Objective> Provide nothing beyond the count of lines that include the string "picture".

===== Available data

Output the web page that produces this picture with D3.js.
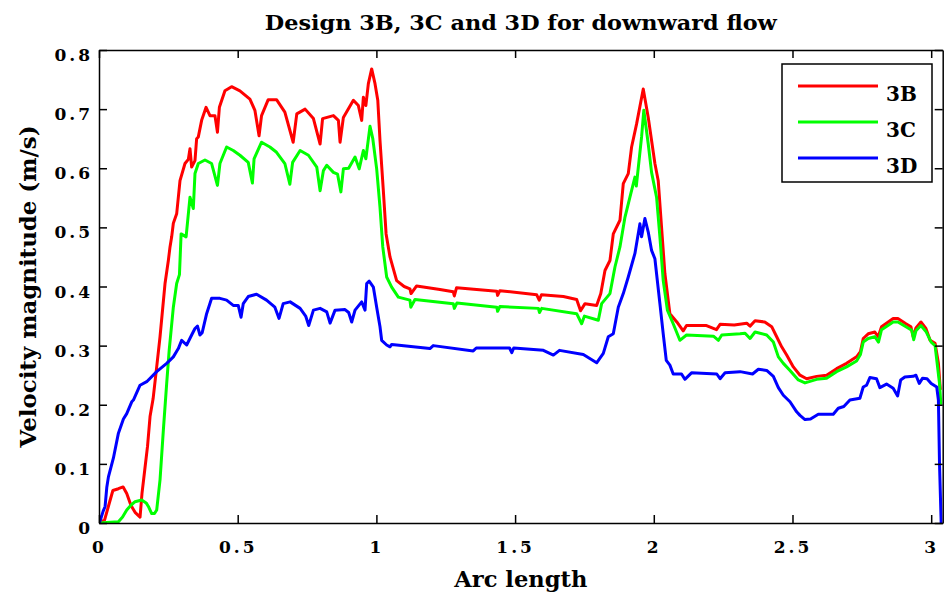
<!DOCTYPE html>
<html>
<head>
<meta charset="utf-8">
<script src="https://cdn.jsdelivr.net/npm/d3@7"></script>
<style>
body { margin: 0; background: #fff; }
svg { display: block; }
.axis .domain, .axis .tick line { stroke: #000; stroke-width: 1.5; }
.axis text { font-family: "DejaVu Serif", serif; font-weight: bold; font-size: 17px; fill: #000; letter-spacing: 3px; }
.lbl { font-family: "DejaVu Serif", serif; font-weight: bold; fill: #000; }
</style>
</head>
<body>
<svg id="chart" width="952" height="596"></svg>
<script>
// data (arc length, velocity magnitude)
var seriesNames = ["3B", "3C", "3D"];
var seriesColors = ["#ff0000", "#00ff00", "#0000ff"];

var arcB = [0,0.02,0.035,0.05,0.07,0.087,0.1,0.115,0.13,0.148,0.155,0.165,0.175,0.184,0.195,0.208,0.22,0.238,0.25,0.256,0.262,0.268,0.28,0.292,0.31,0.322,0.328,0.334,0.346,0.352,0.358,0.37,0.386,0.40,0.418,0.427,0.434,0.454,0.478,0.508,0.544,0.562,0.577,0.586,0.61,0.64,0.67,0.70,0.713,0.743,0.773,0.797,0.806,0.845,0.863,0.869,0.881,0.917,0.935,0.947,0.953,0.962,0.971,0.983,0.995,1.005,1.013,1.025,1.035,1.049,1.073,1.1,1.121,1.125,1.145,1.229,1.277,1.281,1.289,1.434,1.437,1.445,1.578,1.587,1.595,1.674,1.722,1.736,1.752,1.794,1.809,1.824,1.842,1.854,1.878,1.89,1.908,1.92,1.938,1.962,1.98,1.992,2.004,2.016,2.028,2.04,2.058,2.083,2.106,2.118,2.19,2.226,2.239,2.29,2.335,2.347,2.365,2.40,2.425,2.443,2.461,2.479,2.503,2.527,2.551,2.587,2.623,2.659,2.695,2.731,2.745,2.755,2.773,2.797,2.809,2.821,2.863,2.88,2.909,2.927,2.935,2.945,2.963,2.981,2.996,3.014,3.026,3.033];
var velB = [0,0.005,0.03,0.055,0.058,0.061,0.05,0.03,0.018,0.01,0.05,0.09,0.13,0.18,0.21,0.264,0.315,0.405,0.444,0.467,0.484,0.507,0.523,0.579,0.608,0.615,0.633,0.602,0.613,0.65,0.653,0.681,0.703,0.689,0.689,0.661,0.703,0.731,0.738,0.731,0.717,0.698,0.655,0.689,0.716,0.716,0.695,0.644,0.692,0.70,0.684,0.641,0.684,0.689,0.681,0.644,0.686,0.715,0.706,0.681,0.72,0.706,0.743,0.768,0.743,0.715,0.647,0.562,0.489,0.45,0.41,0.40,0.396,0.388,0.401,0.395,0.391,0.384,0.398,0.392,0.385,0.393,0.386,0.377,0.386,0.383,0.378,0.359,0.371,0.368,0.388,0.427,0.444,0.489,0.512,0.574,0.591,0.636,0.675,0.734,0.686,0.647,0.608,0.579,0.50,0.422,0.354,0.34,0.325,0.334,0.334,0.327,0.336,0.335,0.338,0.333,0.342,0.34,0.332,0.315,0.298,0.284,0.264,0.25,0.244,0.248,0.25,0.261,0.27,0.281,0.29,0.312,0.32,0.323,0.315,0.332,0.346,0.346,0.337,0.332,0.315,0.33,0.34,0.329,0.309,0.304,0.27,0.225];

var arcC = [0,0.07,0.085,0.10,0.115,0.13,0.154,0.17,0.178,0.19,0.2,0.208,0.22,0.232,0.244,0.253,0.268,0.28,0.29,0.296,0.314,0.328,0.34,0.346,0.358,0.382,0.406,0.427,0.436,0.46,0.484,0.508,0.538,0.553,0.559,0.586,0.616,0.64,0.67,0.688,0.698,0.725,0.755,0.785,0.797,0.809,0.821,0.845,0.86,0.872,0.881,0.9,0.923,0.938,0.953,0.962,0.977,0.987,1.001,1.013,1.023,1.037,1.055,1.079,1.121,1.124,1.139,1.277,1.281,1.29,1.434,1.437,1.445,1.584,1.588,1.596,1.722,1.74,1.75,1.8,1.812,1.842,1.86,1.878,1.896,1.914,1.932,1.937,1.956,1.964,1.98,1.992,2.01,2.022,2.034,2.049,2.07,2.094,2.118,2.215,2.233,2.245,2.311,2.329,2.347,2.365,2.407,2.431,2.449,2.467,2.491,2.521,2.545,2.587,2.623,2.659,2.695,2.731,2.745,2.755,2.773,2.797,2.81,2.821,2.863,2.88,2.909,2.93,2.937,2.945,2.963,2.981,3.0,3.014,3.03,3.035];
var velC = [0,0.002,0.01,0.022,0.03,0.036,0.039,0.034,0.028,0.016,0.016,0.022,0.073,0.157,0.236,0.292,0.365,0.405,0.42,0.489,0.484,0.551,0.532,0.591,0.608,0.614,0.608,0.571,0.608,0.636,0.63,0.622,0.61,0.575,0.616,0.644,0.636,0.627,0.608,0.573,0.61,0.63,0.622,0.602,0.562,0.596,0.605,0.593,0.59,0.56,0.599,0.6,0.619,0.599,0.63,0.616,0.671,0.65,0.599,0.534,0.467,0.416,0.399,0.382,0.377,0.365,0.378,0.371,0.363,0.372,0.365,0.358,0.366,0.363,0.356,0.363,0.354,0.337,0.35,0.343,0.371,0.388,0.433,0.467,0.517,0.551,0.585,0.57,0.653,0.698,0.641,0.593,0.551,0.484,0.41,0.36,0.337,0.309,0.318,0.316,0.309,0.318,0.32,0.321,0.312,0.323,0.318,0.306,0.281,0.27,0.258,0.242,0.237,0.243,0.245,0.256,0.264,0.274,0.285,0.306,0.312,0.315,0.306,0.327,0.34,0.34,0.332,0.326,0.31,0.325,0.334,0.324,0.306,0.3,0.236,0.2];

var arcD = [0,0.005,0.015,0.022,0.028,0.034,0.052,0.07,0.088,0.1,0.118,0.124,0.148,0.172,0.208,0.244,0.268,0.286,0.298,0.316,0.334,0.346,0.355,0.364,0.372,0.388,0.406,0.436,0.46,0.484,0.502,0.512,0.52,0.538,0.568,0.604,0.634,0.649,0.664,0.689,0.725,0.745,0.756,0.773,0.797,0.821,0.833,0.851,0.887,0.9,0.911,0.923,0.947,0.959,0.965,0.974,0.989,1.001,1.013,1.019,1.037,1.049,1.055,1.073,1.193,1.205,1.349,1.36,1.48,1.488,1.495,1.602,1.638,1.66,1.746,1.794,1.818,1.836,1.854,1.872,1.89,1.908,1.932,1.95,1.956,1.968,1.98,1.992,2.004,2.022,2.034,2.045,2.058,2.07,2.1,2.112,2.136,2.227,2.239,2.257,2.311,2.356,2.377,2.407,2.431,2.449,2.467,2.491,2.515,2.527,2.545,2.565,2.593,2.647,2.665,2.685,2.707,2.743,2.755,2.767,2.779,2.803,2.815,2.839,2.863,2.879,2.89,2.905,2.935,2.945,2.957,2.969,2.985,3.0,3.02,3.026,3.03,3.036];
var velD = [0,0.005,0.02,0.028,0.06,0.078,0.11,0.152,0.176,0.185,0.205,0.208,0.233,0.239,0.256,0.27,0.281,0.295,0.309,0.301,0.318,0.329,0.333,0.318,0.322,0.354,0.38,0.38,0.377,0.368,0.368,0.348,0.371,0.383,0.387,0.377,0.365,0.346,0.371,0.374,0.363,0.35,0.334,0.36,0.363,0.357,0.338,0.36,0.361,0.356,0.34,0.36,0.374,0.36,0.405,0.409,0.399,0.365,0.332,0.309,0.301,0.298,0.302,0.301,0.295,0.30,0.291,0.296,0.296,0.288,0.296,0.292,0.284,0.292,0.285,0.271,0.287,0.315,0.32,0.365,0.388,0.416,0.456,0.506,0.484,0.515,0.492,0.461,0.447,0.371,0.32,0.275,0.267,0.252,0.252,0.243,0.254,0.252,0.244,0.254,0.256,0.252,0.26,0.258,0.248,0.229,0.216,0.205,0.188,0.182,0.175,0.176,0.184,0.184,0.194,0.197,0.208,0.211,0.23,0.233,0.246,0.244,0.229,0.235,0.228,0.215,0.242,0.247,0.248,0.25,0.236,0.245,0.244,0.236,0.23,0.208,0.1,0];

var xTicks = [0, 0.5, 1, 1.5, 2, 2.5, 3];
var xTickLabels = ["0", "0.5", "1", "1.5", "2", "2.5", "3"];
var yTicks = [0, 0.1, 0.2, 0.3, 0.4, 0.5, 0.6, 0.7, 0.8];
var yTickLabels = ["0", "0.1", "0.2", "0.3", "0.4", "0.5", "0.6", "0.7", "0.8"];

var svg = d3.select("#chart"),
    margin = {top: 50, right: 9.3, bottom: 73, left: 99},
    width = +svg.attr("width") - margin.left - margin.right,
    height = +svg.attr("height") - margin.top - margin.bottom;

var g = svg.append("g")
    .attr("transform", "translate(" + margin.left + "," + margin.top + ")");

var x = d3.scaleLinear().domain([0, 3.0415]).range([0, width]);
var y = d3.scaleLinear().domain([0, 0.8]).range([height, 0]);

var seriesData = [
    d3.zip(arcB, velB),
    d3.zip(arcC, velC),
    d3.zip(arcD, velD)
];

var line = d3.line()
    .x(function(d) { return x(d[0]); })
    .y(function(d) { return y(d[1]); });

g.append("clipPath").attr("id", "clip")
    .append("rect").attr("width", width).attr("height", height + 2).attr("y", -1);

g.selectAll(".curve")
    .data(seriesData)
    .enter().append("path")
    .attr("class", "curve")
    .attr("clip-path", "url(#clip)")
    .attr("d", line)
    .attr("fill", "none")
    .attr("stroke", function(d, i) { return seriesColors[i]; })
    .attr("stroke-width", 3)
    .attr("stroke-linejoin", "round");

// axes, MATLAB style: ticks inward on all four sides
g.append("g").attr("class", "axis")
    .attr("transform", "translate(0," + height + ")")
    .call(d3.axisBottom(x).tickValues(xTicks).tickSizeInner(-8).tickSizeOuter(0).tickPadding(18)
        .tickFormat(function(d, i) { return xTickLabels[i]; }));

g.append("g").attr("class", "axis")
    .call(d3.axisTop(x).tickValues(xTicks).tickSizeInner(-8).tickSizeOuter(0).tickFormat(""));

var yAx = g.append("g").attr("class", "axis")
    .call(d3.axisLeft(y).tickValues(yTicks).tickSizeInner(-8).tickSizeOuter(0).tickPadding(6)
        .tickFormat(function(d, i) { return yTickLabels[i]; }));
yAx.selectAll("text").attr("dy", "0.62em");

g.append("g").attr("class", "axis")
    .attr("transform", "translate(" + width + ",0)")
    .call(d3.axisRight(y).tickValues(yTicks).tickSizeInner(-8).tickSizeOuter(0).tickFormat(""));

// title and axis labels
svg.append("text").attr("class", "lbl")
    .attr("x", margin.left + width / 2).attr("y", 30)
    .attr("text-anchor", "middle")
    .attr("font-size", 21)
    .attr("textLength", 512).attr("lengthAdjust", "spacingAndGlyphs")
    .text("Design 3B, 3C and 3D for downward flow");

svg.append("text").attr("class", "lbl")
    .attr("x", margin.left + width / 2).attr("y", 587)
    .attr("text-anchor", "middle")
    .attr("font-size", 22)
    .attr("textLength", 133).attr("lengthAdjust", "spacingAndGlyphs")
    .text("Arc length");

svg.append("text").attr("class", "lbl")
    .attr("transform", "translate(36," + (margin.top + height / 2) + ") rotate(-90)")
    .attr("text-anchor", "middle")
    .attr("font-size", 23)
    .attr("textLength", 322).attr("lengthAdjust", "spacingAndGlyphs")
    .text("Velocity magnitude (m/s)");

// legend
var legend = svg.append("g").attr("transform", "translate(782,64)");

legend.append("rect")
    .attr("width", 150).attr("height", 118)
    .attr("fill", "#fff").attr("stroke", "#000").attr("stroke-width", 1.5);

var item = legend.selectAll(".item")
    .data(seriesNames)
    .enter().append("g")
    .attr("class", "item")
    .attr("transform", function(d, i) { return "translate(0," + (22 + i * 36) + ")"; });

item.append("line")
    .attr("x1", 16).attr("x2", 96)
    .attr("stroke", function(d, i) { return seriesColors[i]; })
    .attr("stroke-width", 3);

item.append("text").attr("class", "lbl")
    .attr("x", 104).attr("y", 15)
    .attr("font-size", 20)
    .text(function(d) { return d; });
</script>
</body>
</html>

==========

Output for this exercise> 1